Where both founders come from an ethos of living and creating from the ground up — Kidron and Pelts designed and rebuilt the space themselves — they recognize that today’s economy has made it difficult for fledgling businesses to sustain themselves. And perhaps even more so, after the closure of Toronto’s FoodStarter, a non-profit food startup incubator forced to close in late 2018 due to a lack of funding. With 160 tenants, many of them turned to Kitchen24 to save their business and production means.

What began as a response to an increasingly cost-prohibitive market has now flourished to become something that they feel is bigger than themselves — a community of aspirational entrepreneurs leading the frontier on food.
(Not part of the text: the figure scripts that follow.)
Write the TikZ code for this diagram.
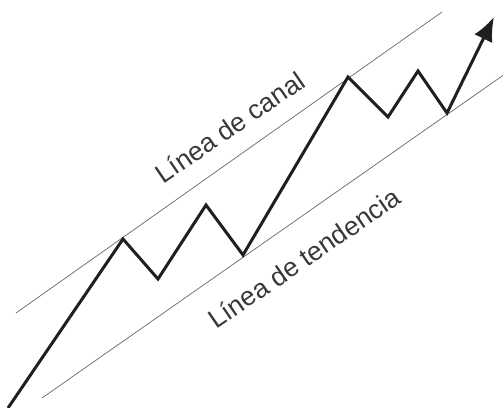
\documentclass[tikz,border=0pt]{standalone}
\usepackage{fontspec}
\setmainfont{Liberation Sans}
\usetikzlibrary{arrows.meta}

\begin{document}
\begin{tikzpicture}[
    x=1pt,y=-1pt,
    chanline/.style={draw=black!60,line width=0.7pt},
    price/.style={draw=black!88,line width=3pt,line join=miter,
        -{Latex[length=24pt,width=20pt]}},
    lbl/.style={text=black!78,font=\fontsize{26.5}{30}\selectfont,
        rotate=34.5,inner sep=0pt}
  ]
  \useasboundingbox (0,0) rectangle (503,407);
  % canal y tendencia
  \coordinate (c1) at (16,313);
  \coordinate (c2) at (442,12);
  \coordinate (t1) at (42,398);
  \coordinate (t2) at (505,74);
  \draw[chanline] (c1) -- (c2);
  \draw[chanline] (t1) -- (t2);
  \node[lbl] (canal) at (230,127) {Línea de canal};
  \node[lbl] (tend) at (304,258) {Línea de tendencia};
  % precio
  \coordinate (p0) at (8,408);
  \coordinate (p1) at (123,239);
  \coordinate (p2) at (158,279);
  \coordinate (p3) at (206,205);
  \coordinate (p4) at (243,255);
  \coordinate (p5) at (348,77);
  \coordinate (p6) at (388,117);
  \coordinate (p7) at (418,71);
  \coordinate (p8) at (447,113);
  \coordinate (p9) at (494,17);
  \draw[price] (p0) -- (p1) -- (p2) -- (p3) -- (p4) -- (p5) -- (p6)
    -- (p7) -- (p8) -- (p9);
\end{tikzpicture}
\end{document}
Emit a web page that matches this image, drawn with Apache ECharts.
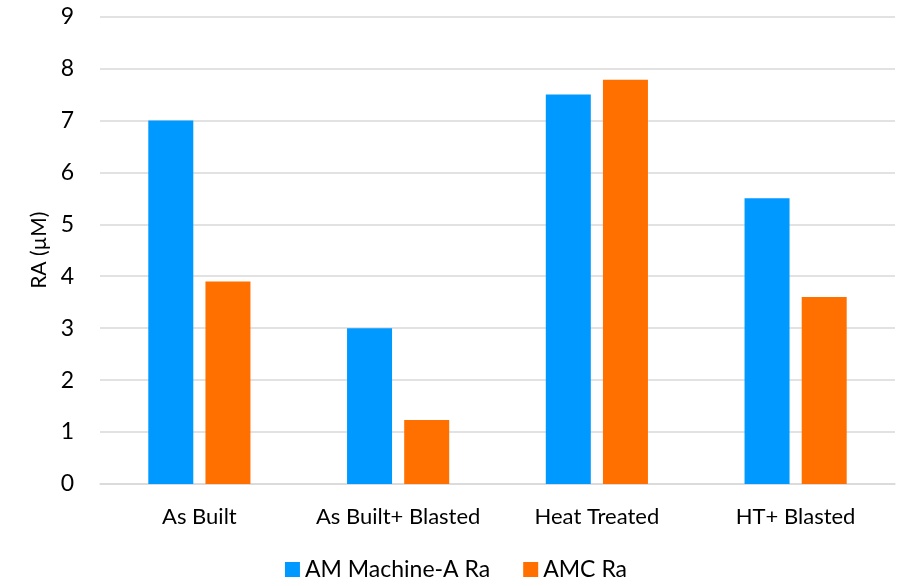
<!DOCTYPE html>
<html><head><meta charset="utf-8">
<script src="https://cdn.jsdelivr.net/npm/echarts@6/dist/echarts.min.js"></script>
<style>html,body{margin:0;padding:0;background:#fff}#c{width:912px;height:586px}</style>
</head><body><div id="c"></div>
<script>
const categories = ["As Built", "As Built+ Blasted", "Heat Treated", "HT+ Blasted"];
const seriesNames = ["AM Machine-A Ra", "AMC Ra"];
const machineA = [7.0, 3.0, 7.5, 5.5];
const amc = [3.9, 1.23, 7.78, 3.6];
const yTicks = [0, 1, 2, 3, 4, 5, 6, 7, 8, 9];

const font = "Lato, 'Open Sans', sans-serif";
const chart = echarts.init(document.getElementById('c'));
chart.setOption({
  animation: false,
  grid: {left: 100, right: 17, top: 16.5, bottom: 102, containLabel: false},
  legend: {
    bottom: 0, left: 'center', itemWidth: 15, itemHeight: 15, itemGap: 33,
    itemTextGap: 6, icon: 'rect',
    textStyle: {fontFamily: font, fontSize: 23, color: '#000'},
    data: seriesNames
  },
  xAxis: {
    type: 'category', data: categories,
    axisLine: {show: true, lineStyle: {color: '#d9d9d9', width: 1.5}},
    axisTick: {show: false},
    axisLabel: {fontFamily: font, fontSize: 22, color: '#000', margin: 22, interval: 0}
  },
  yAxis: {
    type: 'value', min: yTicks[0], max: yTicks[yTicks.length - 1], interval: 1,
    name: 'RA (µM)', nameLocation: 'middle', nameRotate: 90, nameGap: 50,
    nameTextStyle: {fontFamily: font, fontSize: 21, color: '#000'},
    axisLine: {show: false}, axisTick: {show: false},
    axisLabel: {fontFamily: font, fontSize: 23, color: '#000', margin: 26},
    splitLine: {lineStyle: {color: '#d9d9d9', width: 1.5}}
  },
  series: [
    {name: seriesNames[0], type: 'bar', data: machineA, barWidth: 45, barGap: '27%',
     itemStyle: {color: '#0099FF'}},
    {name: seriesNames[1], type: 'bar', data: amc, barWidth: 45,
     itemStyle: {color: '#FF7000'}}
  ]
});
</script></body></html>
The culinary space hosts ventures of all flavours — red pepper stews to cricket patties, holistic dog food to vegan cheese — with everything from family heirloom recipes to experimental passion projects. But, as Pelts says, “It’s not just renting the kitchen. It’s access to information. It’s the community.”

Throughout the year, Pelts and Kidron expand their community to the city at large. On several holidays, including Thanksgiving and Christmas, the incubator collaborates with large food suppliers, chefs, and volunteers for Kitchen24 Gives Back — an initiative to cook free meals onsite, as well as deliver them to those in need at shelters and community centres.

“During the holidays is where people feel most vulnerable,” Pelts says. “While everybody else is having their family dinner and celebration, not everybody can afford it.”

It’s a sentiment Kidron knows all too well, having first arrived in Canada with $100 in his pocket. “I was homeless, and I was hungry. No English, no work, no family, no nothing,” Kidron says. “So I had to find my way.”

Today, Kidron and Pelts are in the process of finding it together. It’s not a path well-trodden, Pelts admits — but she believes their entrepreneurial stakes will help navigate this journey with members at the top of mind. “We understand most of our members because we look at this as a startup. We understand the emotions and fear and mistakes. Because we took the risk not knowing,” Pelts says. “But until you try, you don’t know.”

Kidron and Pelts are quietly working on the second phase of the business — the unveiling of which will entail knocking down a wall. On top of physical expansion, they plan on eventually opening a soup kitchen and they’d like to provide mentorship opportunities and business workshops for their members.

“We would like to play an instrumental role to help people fulfil their dreams,” Pelts says. “A lot of time, effort, sweat, tears, laughter, was put into this. Every little piece, every nail, every tile. I just hope that our dream will make many other dreams come true.”

Kitchen24
Suite 200, 100 Marmora St., North York, Ont.